The Legislative Tribal‑State Relations Committee voted to instruct legislative staff to draft legislation seeking a state‑supported IMD (institutions for mental disease) waiver to expand Medicaid reimbursement for tribal residential addiction‑treatment facilities.

The motion directs Legislative Council staff to prepare bill language for the committee’s review and to work with the vice chair and tribal health leaders on that draft. Committee members took a roll‑call vote; the motion carried.

The IMD exclusion is a federal Medicaid rule that has historically limited federal reimbursement for residential mental‑health and addiction‑treatment facilities that have more than 16 beds.
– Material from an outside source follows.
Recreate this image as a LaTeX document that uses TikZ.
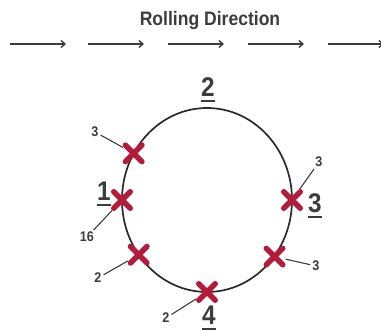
\documentclass[tikz,border=0pt]{standalone}
\usepackage{fontspec}
\setmainfont{Liberation Sans}
\newfontfamily\narrowfont[FakeStretch=0.9]{Liberation Sans}
\usepackage{xcolor}
\usepackage{tikz}
\usetikzlibrary{arrows.meta,shapes.misc}
\definecolor{ink}{RGB}{42,42,42}
\definecolor{textgray}{RGB}{60,60,60}
\definecolor{crimson}{RGB}{178,28,58}
\newcommand{\ulnum}[1]{\vtop{\hbox{#1}\kern3pt\hrule height 2pt}}
\tikzset{
  rollarrow/.style={-{Straight Barb[length=4pt,width=7pt,line width=1.4pt]},line width=1.4pt,draw=textgray},
  rim/.style={line width=1.7pt,draw=ink},
  xmark/.style={cross out,draw=crimson,line width=5.5pt,line cap=round,minimum size=11pt,inner sep=0pt},
  lead/.style={line width=1.1pt,draw=textgray,shorten >=3pt,shorten <=1pt},
  bignum/.style={font=\narrowfont\bfseries\fontsize{27}{27}\selectfont,text=textgray,inner sep=0pt},
  smallnum/.style={font=\narrowfont\bfseries\fontsize{14}{14}\selectfont,text=textgray,inner sep=1pt},
  heading/.style={font=\narrowfont\bfseries\fontsize{19.5}{20}\selectfont,text=textgray,inner sep=0pt}
}
\begin{document}
\begin{tikzpicture}[x=1pt,y=-1pt]
  \useasboundingbox (0,0) rectangle (381,331);
  \clip (0,0) rectangle (381,331);
  \node[heading] (title) at (210,21) {Rolling Direction};
  \foreach \xs in {10,88,168,248,328}
    \draw[rollarrow] (\xs,44) -- ++(56,0);
  \draw[rim] (207,200) ellipse [x radius=85,y radius=92];
  \node[xmark] (m1) at (133.7,153.4) {};
  \node[xmark] (m2) at (122,200) {};
  \node[xmark] (m3) at (138.7,254.7) {};
  \node[xmark] (m4) at (207,292) {};
  \node[xmark] (m5) at (292,200) {};
  \node[xmark] (m6) at (274.5,256.6) {};
  \node[bignum,anchor=base] (n1) at (104,201) {\ulnum{1}};
  \node[bignum,anchor=base] (n2) at (208,97) {\ulnum{2}};
  \node[bignum,anchor=base] (n3) at (315,213) {\ulnum{3}};
  \node[bignum,anchor=base] (n4) at (209,325) {\ulnum{4}};
  \node[smallnum] (s1) at (95,132) {3};
  \node[smallnum] (s2) at (87,237) {16};
  \node[smallnum] (s3) at (98,278) {2};
  \node[smallnum] (s4) at (166,318) {2};
  \node[smallnum] (s5) at (319,162) {3};
  \node[smallnum] (s6) at (316,266) {3};
  \draw[lead] (s1) -- (m1);
  \draw[lead] (s2) -- (m2);
  \draw[lead] (s3) -- (m3);
  \draw[lead] (s4) -- (m4);
  \draw[lead] (s5) -- (m5);
  \draw[lead] (s6) -- (m6);
\end{tikzpicture}
\end{document}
Tribal leaders from the MHA Nation told the committee the limit prevents the nation from operating larger, locally based residential programs that could keep relatives in state for treatment instead of flying them to out‑of‑state facilities.

Justin Shook, executive director of Good Road Recovery Center, described the operational impact: without a waiver, tribal treatment providers struggle to sustain larger residential programs because Medicaid reimbursement for beds beyond 16 is not available under current rules. Dr. Joy Fralick said an IMD waiver would let the tribe expand from 16 beds to a larger capacity and could allow the facility to serve other tribes and nontribal residents in the region.

Committee members discussed legislative next steps. A committee member offered to work with Legislative Council staff to draft language; another member seconded the request. The committee chair asked for a roll call; members recorded support and the motion was declared carried. Committee leadership said they will place the draft on a future interim meeting agenda and invite tribal health leaders to review the proposed bill language before the committee acts further.

The committee’s vote does not itself change federal Medicaid rules; it directs state legislative staff to prepare bill language and signals state legislators’ interest in pursuing a change that requires state and federal administrative action (and federal approval for an IMD waiver). Tribal witnesses requested parallel actions at the executive level and federal engagement to secure federal waiver approval.